** start DATASET CONTENT **

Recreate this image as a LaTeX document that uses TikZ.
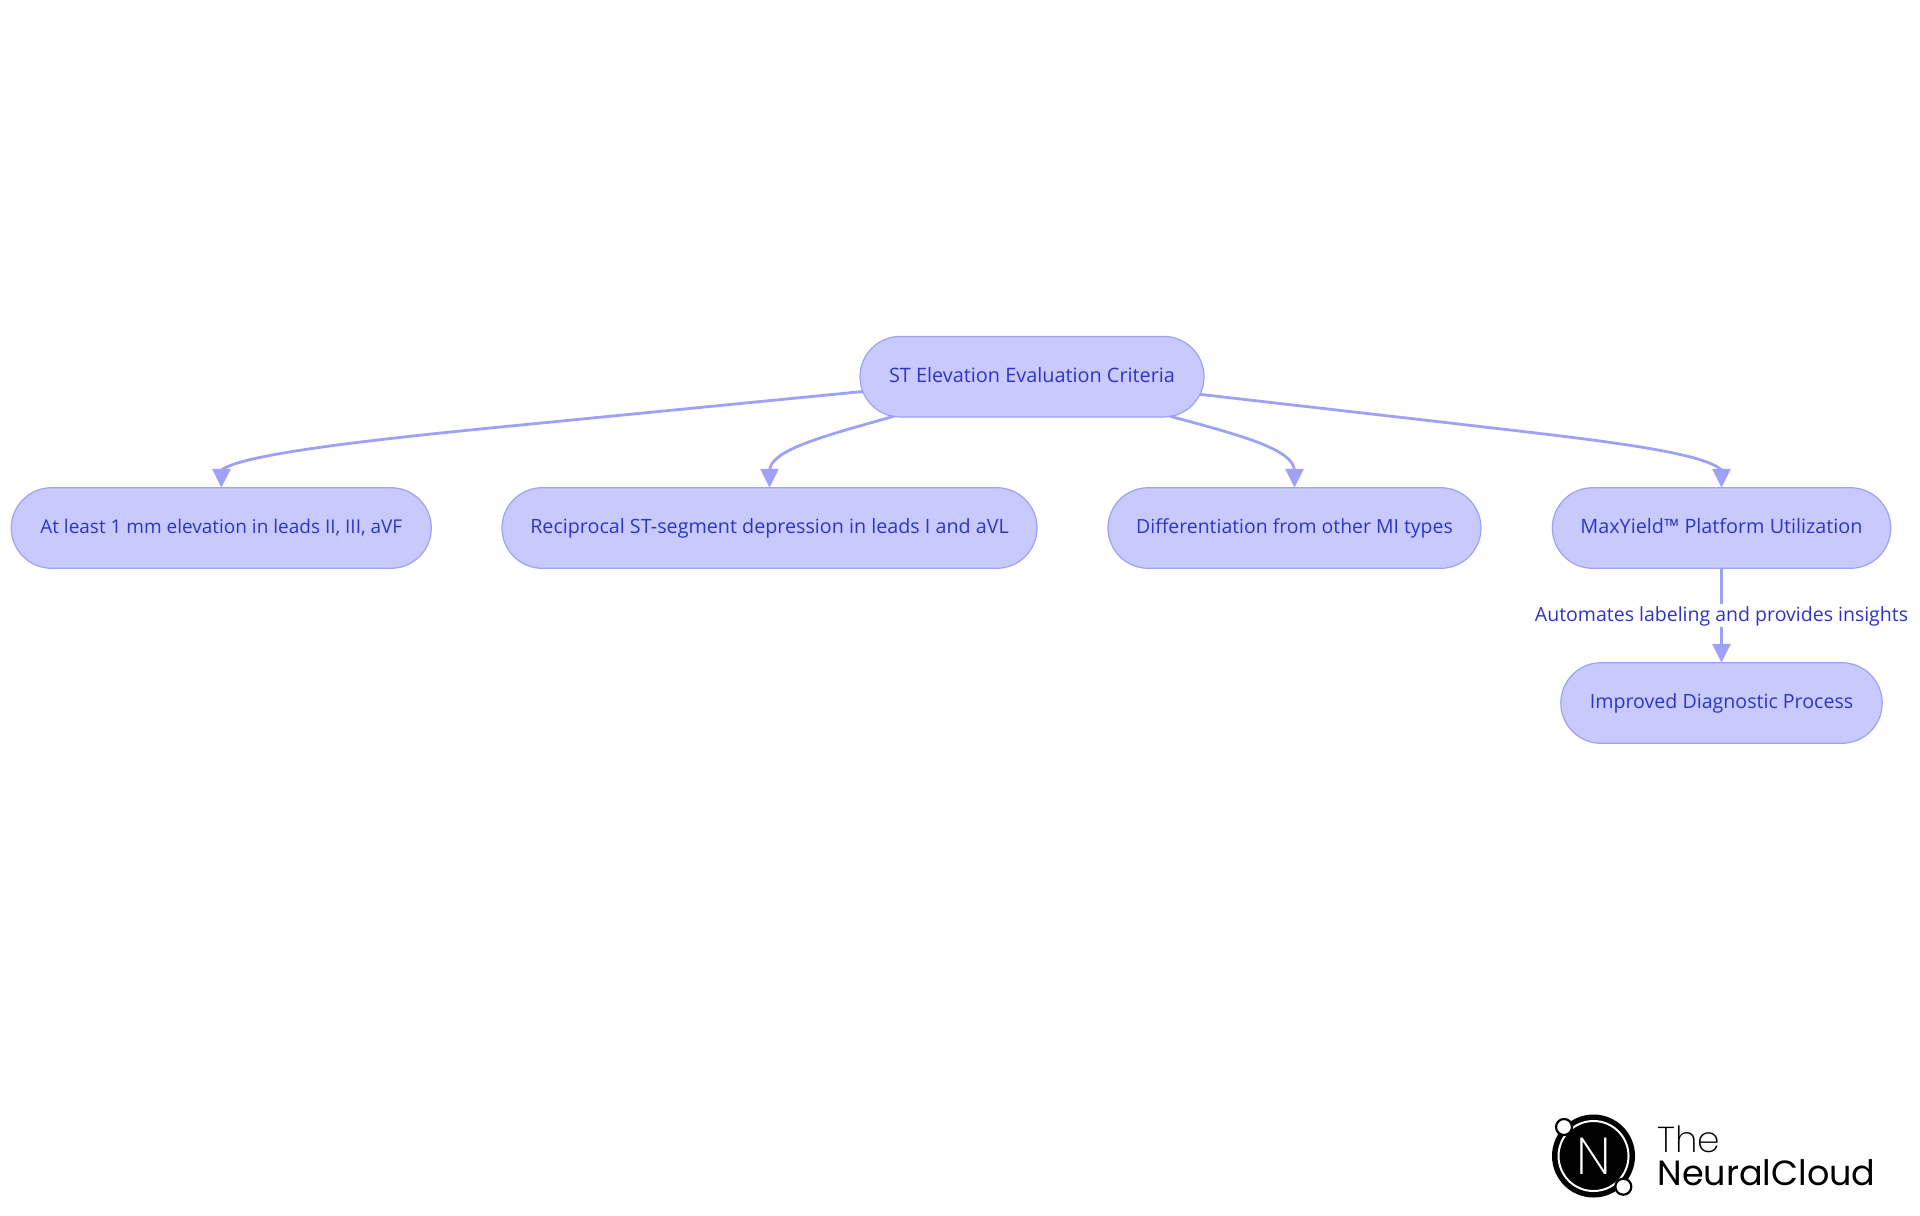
\documentclass[tikz,border=0pt]{standalone}
\usepackage{fontspec}
\setmainfont{Open Sans}
\newfontfamily\logothin{Poppins ExtraLight}
\newfontfamily\logoreg{Poppins}
\usetikzlibrary{shapes.misc,arrows.meta}
\definecolor{nfill}{HTML}{C8CAFD}
\definecolor{nline}{HTML}{9EA1F5}
\definecolor{ntext}{HTML}{3034C6}
\newcommand{\fs}[1]{\fontsize{#1}{12}\selectfont}
\tikzset{
  box/.style={rounded rectangle,draw=nline,fill=nfill,line width=0.6pt,text=ntext,outer sep=0pt,
    minimum height=40.3pt,inner sep=0pt,text height=7.75pt,text depth=2.25pt},
  edge/.style={draw=nline,line width=1.4pt,-{Triangle[length=9.4pt,width=9pt,fill=nline]}},
  edgelabel/.style={fill=white,text=ntext,inner xsep=0pt,inner ysep=0.6pt,text height=8.2pt,text depth=2pt,font=\fs{9.75}},
  logotext/.style={anchor=base west,inner sep=0pt,text=black},
  logodot/.style={circle,draw=black,fill=white,line width=1.1pt,minimum size=8pt,inner sep=0pt},
}
\begin{document}
\begin{tikzpicture}[x=0.5pt,y=-0.5pt]
\useasboundingbox (0,0) rectangle (1920,1215);
\node[box,minimum width=172pt,font=\fs{9.93}] (root) at (1032,376.7) {ST Elevation Evaluation Criteria};
\node[box,minimum width=210pt,font=\fs{9.49}] (n1) at (221.3,528) {At least 1 mm elevation in leads II, III, aVF};
\node[box,minimum width=267.5pt,font=\fs{9.86}] (n2) at (769.5,528) {Reciprocal ST-segment depression in leads I and aVL};
\node[box,minimum width=186.5pt,font=\fs{9.71}] (n3) at (1294.5,528) {Differentiation from other MI types};
\node[box,minimum width=169.2pt,font=\fs{9.9}] (n4) at (1721.5,528) {MaxYield™ Platform Utilization};
\node[box,minimum width=160.7pt,font=\fs{9.8}] (n5) at (1721.5,703) {Improved Diagnostic Process};

\draw[edge] (root.185.1) -- (480,429) .. controls (340,443) and (240,456) .. (221.5,470) -- (n1.north);
\draw[edge] (root.196) .. controls (820,437) and (772,450) .. (769.5,470) -- (n2.north);
\draw[edge] (root.344) .. controls (1248,437) and (1292,450) .. (1294.5,470) -- (n3.north);
\draw[edge] (root.354.2) -- (1450,423) .. controls (1577,438) and (1700,450) .. (1721.5,470) -- (n4.north);
\draw[edge] (n4.south) -- node[edgelabel] {Automates labeling and provides insights} (n5.north);

% logo
\node[circle,fill=black,draw=none,minimum size=41.5pt,inner sep=0pt] (logo) at (1593.5,1156) {};
\node[circle,draw=white,line width=1pt,minimum size=35pt,inner sep=0pt,text=white] (logoring) at (1593.5,1156) {\logothin\fontsize{26}{26}\selectfont N};
\node[logodot] (dota) at (1564,1127) {};
\node[logodot] (dotb) at (1623.3,1186.7) {};
\node[logotext] (the) at (1657,1152.3) {\logothin\fontsize{18}{18}\selectfont The};
\node[logotext] (neural) at (1657,1185) {\logoreg\fontsize{17.5}{18}\selectfont NeuralCloud};
\end{tikzpicture}
\end{document}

** end DATASET CONTENT **

## STATED TASK
Write the lines above out again exactly, without any of their pictures.

## EXPECTED ANSWER
Recreate this image as a LaTeX document that uses TikZ.
\documentclass[tikz,border=0pt]{standalone}
\usepackage{fontspec}
\setmainfont{Open Sans}
\newfontfamily\logothin{Poppins ExtraLight}
\newfontfamily\logoreg{Poppins}
\usetikzlibrary{shapes.misc,arrows.meta}
\definecolor{nfill}{HTML}{C8CAFD}
\definecolor{nline}{HTML}{9EA1F5}
\definecolor{ntext}{HTML}{3034C6}
\newcommand{\fs}[1]{\fontsize{#1}{12}\selectfont}
\tikzset{
  box/.style={rounded rectangle,draw=nline,fill=nfill,line width=0.6pt,text=ntext,outer sep=0pt,
    minimum height=40.3pt,inner sep=0pt,text height=7.75pt,text depth=2.25pt},
  edge/.style={draw=nline,line width=1.4pt,-{Triangle[length=9.4pt,width=9pt,fill=nline]}},
  edgelabel/.style={fill=white,text=ntext,inner xsep=0pt,inner ysep=0.6pt,text height=8.2pt,text depth=2pt,font=\fs{9.75}},
  logotext/.style={anchor=base west,inner sep=0pt,text=black},
  logodot/.style={circle,draw=black,fill=white,line width=1.1pt,minimum size=8pt,inner sep=0pt},
}
\begin{document}
\begin{tikzpicture}[x=0.5pt,y=-0.5pt]
\useasboundingbox (0,0) rectangle (1920,1215);
\node[box,minimum width=172pt,font=\fs{9.93}] (root) at (1032,376.7) {ST Elevation Evaluation Criteria};
\node[box,minimum width=210pt,font=\fs{9.49}] (n1) at (221.3,528) {At least 1 mm elevation in leads II, III, aVF};
\node[box,minimum width=267.5pt,font=\fs{9.86}] (n2) at (769.5,528) {Reciprocal ST-segment depression in leads I and aVL};
\node[box,minimum width=186.5pt,font=\fs{9.71}] (n3) at (1294.5,528) {Differentiation from other MI types};
\node[box,minimum width=169.2pt,font=\fs{9.9}] (n4) at (1721.5,528) {MaxYield™ Platform Utilization};
\node[box,minimum width=160.7pt,font=\fs{9.8}] (n5) at (1721.5,703) {Improved Diagnostic Process};

\draw[edge] (root.185.1) -- (480,429) .. controls (340,443) and (240,456) .. (221.5,470) -- (n1.north);
\draw[edge] (root.196) .. controls (820,437) and (772,450) .. (769.5,470) -- (n2.north);
\draw[edge] (root.344) .. controls (1248,437) and (1292,450) .. (1294.5,470) -- (n3.north);
\draw[edge] (root.354.2) -- (1450,423) .. controls (1577,438) and (1700,450) .. (1721.5,470) -- (n4.north);
\draw[edge] (n4.south) -- node[edgelabel] {Automates labeling and provides insights} (n5.north);

% logo
\node[circle,fill=black,draw=none,minimum size=41.5pt,inner sep=0pt] (logo) at (1593.5,1156) {};
\node[circle,draw=white,line width=1pt,minimum size=35pt,inner sep=0pt,text=white] (logoring) at (1593.5,1156) {\logothin\fontsize{26}{26}\selectfont N};
\node[logodot] (dota) at (1564,1127) {};
\node[logodot] (dotb) at (1623.3,1186.7) {};
\node[logotext] (the) at (1657,1152.3) {\logothin\fontsize{18}{18}\selectfont The};
\node[logotext] (neural) at (1657,1185) {\logoreg\fontsize{17.5}{18}\selectfont NeuralCloud};
\end{tikzpicture}
\end{document}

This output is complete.